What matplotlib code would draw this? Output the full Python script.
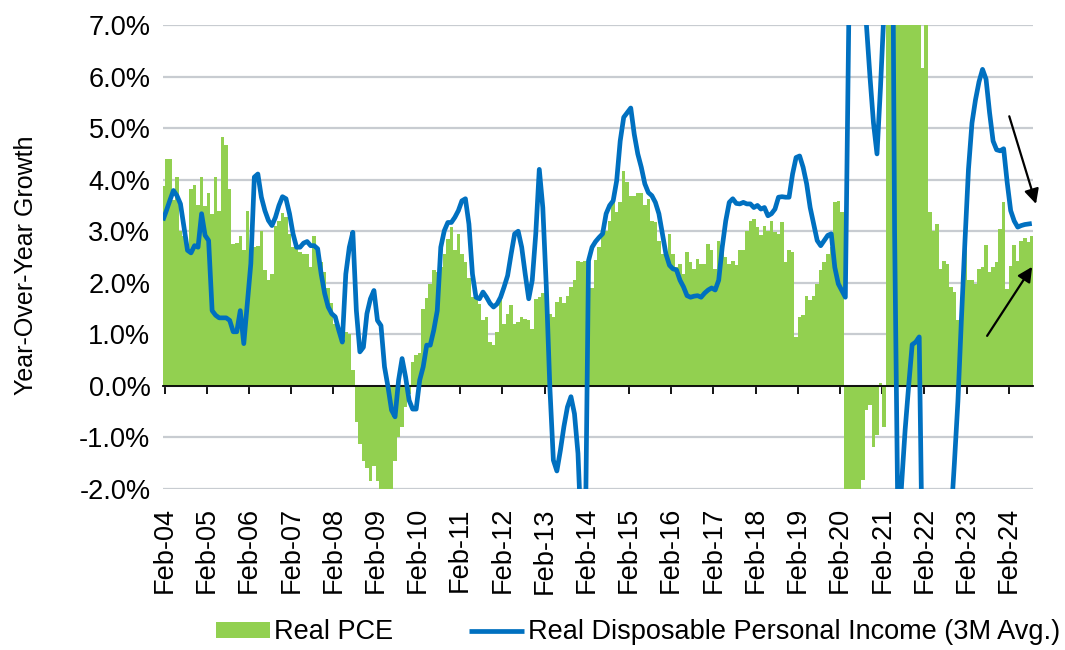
""" Real PCE vs. real disposable personal income, year-over-year growth.
"""

# ------------------------------------------------------------------------------
# Imports.
# ------------------------------------------------------------------------------

import numpy as np

import matplotlib
matplotlib.use("Agg")
from matplotlib import pyplot as plt

# ------------------------------------------------------------------------------
# Data (monthly, Jan-04 .. Aug-24, %).
# ------------------------------------------------------------------------------

real_pce = [
    3.87, 4.41, 4.41, 3.6, 4.06, 3.0, 2.9, 2.7, 3.82, 3.9, 3.51, 4.06,
    3.48, 3.74, 3.34, 4.06, 3.4, 4.83, 4.68, 3.82, 2.75, 2.78, 2.9, 2.63,
    3.4, 2.6, 2.7, 2.71, 3.01, 2.24, 2.06, 2.17, 3.1, 3.2, 3.35, 3.27,
    2.95, 2.7, 2.7, 2.6, 2.55, 2.55, 2.3, 2.9, 2.6, 2.4, 2.2, 1.9,
    1.6, 1.2, 1.1, 1.0, 1.05, 1.0, 0.3, -0.7, -1.12, -1.45, -1.6, -1.85,
    -1.55, -1.85, -2.2, -2.3, -2.2, -2.1, -1.45, -1.0, -0.8, -0.4, -0.15, 0.46,
    0.6, 0.63, 1.5, 1.7, 1.98, 2.24, 2.2, 2.3, 2.56, 2.85, 3.08, 2.63,
    2.95, 2.56, 2.4, 2.1, 1.72, 1.72, 1.59, 1.27, 1.34, 0.85, 0.79, 1.05,
    1.66, 1.2, 1.4, 1.56, 1.2, 1.24, 1.34, 1.3, 1.27, 1.11, 1.69, 1.72,
    1.8, 1.4, 1.4, 1.34, 1.63, 1.72, 1.6, 1.75, 1.92, 2.06, 2.43, 2.4,
    2.43, 1.46, 1.9, 2.45, 2.7, 2.9, 3.0, 3.2, 3.56, 3.37, 3.56, 4.17,
    3.95, 3.69, 3.69, 3.75, 3.75, 3.5, 3.63, 3.2, 3.17, 2.82, 2.56, 2.56,
    2.95, 2.56, 2.3, 2.37, 2.17, 2.6, 2.4, 2.27, 2.46, 2.37, 2.37, 2.75,
    2.63, 2.27, 2.82, 2.69, 2.5, 2.37, 2.43, 2.34, 2.63, 2.63, 3.01, 3.2,
    3.24, 3.08, 2.92, 3.1, 3.0, 3.2, 2.98, 2.95, 3.17, 2.4, 2.63, 2.6,
    0.95, 1.34, 1.37, 1.75, 1.66, 1.75, 1.98, 2.24, 2.4, 2.56, 2.7, 3.56,
    3.59, 3.37, -6.5, -17.0, -10.5, -5.5, -3.5, -1.83, -0.47, -0.37, -1.18, -0.95,
    0.05, -0.79, 11.5, 29.0, 16.0, 12.0, 9.5, 7.5, 8.5, 8.5, 7.5, 7.3,
    6.17, 7.5, 3.37, 3.01, 3.14, 2.27, 2.43, 2.37, 1.92, 1.82, 1.27, 1.66,
    2.85, 2.05, 2.05, 1.98, 2.27, 2.3, 2.74, 2.2, 2.3, 2.41, 3.05, 3.56,
    1.88, 2.32, 2.74, 2.43, 2.82, 2.87, 2.79, 2.9,
]

real_dpi_3m = [
    3.21, 3.4, 3.6, 3.79, 3.69, 3.53, 3.08, 2.63, 2.58, 2.72, 2.69, 3.34,
    2.92, 2.82, 1.46, 1.37, 1.32, 1.32, 1.32, 1.27, 1.05, 1.05, 1.46, 0.82,
    1.59, 2.37, 4.05, 4.11, 3.66, 3.4, 3.21, 3.11, 3.27, 3.5, 3.67, 3.63,
    3.34, 2.95, 2.69, 2.69, 2.77, 2.8, 2.72, 2.72, 2.66, 2.17, 1.79, 1.53,
    1.4, 1.34, 1.08, 0.85, 2.17, 2.69, 2.98, 1.46, 0.66, 0.75, 1.4, 1.69,
    1.85, 1.27, 1.17, 0.37, -0.02, -0.47, -0.6, 0.11, 0.53, 0.17, -0.28, -0.45,
    -0.45, 0.11, 0.37, 0.79, 0.79, 1.08, 1.46, 2.69, 3.01, 3.17, 3.17, 3.27,
    3.4, 3.59, 3.63, 3.14, 2.17, 1.72, 1.69, 1.82, 1.72, 1.6, 1.53, 1.59,
    1.72, 1.92, 2.14, 2.56, 2.95, 3.0, 2.69, 2.17, 1.69, 2.05, 2.95, 4.2,
    3.46, 1.92, -0.02, -1.44, -1.65, -1.25, -0.79, -0.41, -0.21, -0.54, -1.31, -3.0,
    -3.5, 2.43, 2.69, 2.8, 2.88, 2.95, 3.34, 3.5, 3.59, 3.98, 4.75, 5.21,
    5.3, 5.39, 4.88, 4.5, 4.24, 3.92, 3.75, 3.69, 3.56, 3.34, 2.95, 2.56,
    2.34, 2.27, 2.25, 2.05, 1.92, 1.75, 1.72, 1.74, 1.75, 1.72, 1.8, 1.86,
    1.9, 1.86, 2.05, 2.69, 3.2, 3.56, 3.63, 3.54, 3.53, 3.56, 3.53, 3.53,
    3.46, 3.5, 3.43, 3.46, 3.3, 3.34, 3.43, 3.66, 3.67, 3.66, 3.66, 4.11,
    4.43, 4.46, 4.24, 3.92, 3.46, 3.14, 2.82, 2.72, 2.82, 2.92, 2.95, 2.3,
    1.98, 1.85, 1.72, 7.2, 10.0, 11.0, 10.0, 8.5, 7.0, 6.0, 5.1, 4.5,
    5.8, 7.3, 12.0, 14.0, 3.0, -3.0, -1.9, -0.85, 0.0, 0.8, 0.85, 0.95,
    -4.0, -5.0, -6.0, -6.0, -5.5, -5.0, -4.5, -3.8, -2.6, -1.5, -0.3, 1.3,
    2.8, 4.2, 5.1, 5.55, 5.9, 6.14, 5.95, 5.3, 4.75, 4.58, 4.56, 4.6,
    3.95, 3.4, 3.2, 3.08, 3.11, 3.13, 3.14, 3.15,
]

tick_labels = ["Feb-%02d" % yy for yy in range(4, 25)]
y_ticks = [-2, -1, 0, 1, 2, 3, 4, 5, 6, 7]
y_tick_labels = ["%.1f%%" % v for v in y_ticks]

# ------------------------------------------------------------------------------
# Plot.
# ------------------------------------------------------------------------------

plt.rcParams["font.family"] = ["Liberation Sans", "DejaVu Sans"]
FONT_SIZE = 19.5

GREEN = "#92d050"
BLUE = "#0070c0"
GRID = "#c8ccd1"

months = np.arange(len(real_pce))
# Feb tick sits on the left edge of each Feb bar.
tick_pos = [1 + 12 * k - 0.5 for k in range(len(tick_labels))]

fig = plt.figure(figsize=(10.65, 6.5), dpi=100)
ax = fig.add_axes([0.153, 0.2477, 0.817, 0.7138])

bars = ax.bar(months, real_pce, width=1.0, color=GREEN, linewidth=0,
              label="Real PCE", zorder=1)
line, = ax.plot(months, real_dpi_3m, color=BLUE, lw=3.4,
                solid_joinstyle="round", solid_capstyle="butt",
                label="Real Disposable Personal Income (3M Avg.)", zorder=3)

ax.set_xlim(0.02, 247.36)
ax.set_ylim(-2, 7)

# Grid lines.
ax.set_yticks(y_ticks)
ax.set_yticklabels(y_tick_labels, fontsize=FONT_SIZE)
ax.yaxis.grid(True, color=GRID, lw=1.6)
ax.set_axisbelow(True)
ax.tick_params(axis="y", length=0, pad=9)

# Horizontal axis crosses at zero, labels sit at the bottom.
for side in ["top", "right", "left"]:
    ax.spines[side].set_visible(False)
ax.spines["bottom"].set_position(("data", 0))
ax.spines["bottom"].set_color("black")
ax.spines["bottom"].set_linewidth(1.3)
ax.spines["bottom"].set_zorder(2.5)
ax.set_xticks(tick_pos)
ax.tick_params(axis="x", direction="out", length=5.5, width=1.3,
               labelbottom=False)

sec = ax.secondary_xaxis("bottom")
sec.set_xticks(tick_pos)
sec.set_xticklabels(tick_labels, rotation=90, fontsize=FONT_SIZE)
sec.tick_params(length=0, pad=13)
sec.spines["bottom"].set_visible(False)

ax.set_ylabel("Year-Over-Year Growth", fontsize=18)
ax.yaxis.set_label_coords(-0.144, 0.483)

# Arrows pointing to the latest readings.
arrow = dict(arrowstyle="-|>", color="black", lw=1.6, mutation_scale=22,
             shrinkA=0, shrinkB=0)
ax.annotate("", xy=(248.2, 3.53), xytext=(240.6, 5.23),
            arrowprops=arrow, annotation_clip=False)
ax.annotate("", xy=(247.1, 2.31), xytext=(234.3, 0.97),
            arrowprops=arrow, annotation_clip=False)

fig.legend(handles=[bars, line], loc="lower center",
           bbox_to_anchor=(0.599, -0.018), ncol=2,
           frameon=False, fontsize=FONT_SIZE, handlelength=2.0,
           handleheight=0.55, handletextpad=0.15, columnspacing=2.8,
           borderpad=0.1)

plt.savefig("out.png", dpi=100)
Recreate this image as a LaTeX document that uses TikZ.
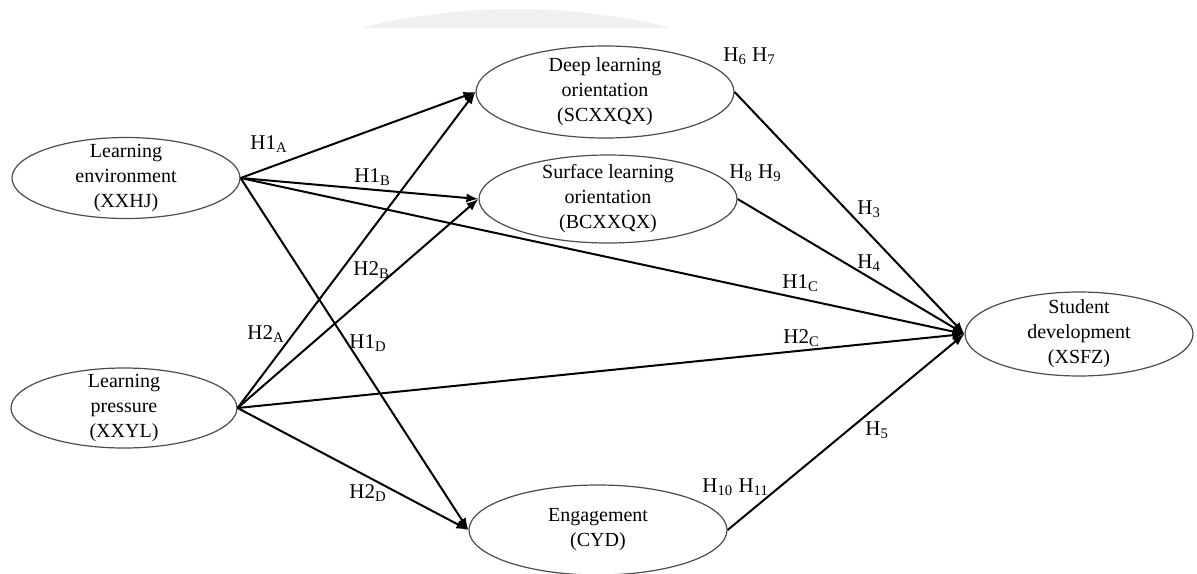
++++
**YOUR INSTRUCTIONS**
Read through the entries and copy every line that includes "this".

**SOLVED PROBLEM**
What matplotlib code would draw this? Output the full Python script.
Recreate this image as a LaTeX document that uses TikZ.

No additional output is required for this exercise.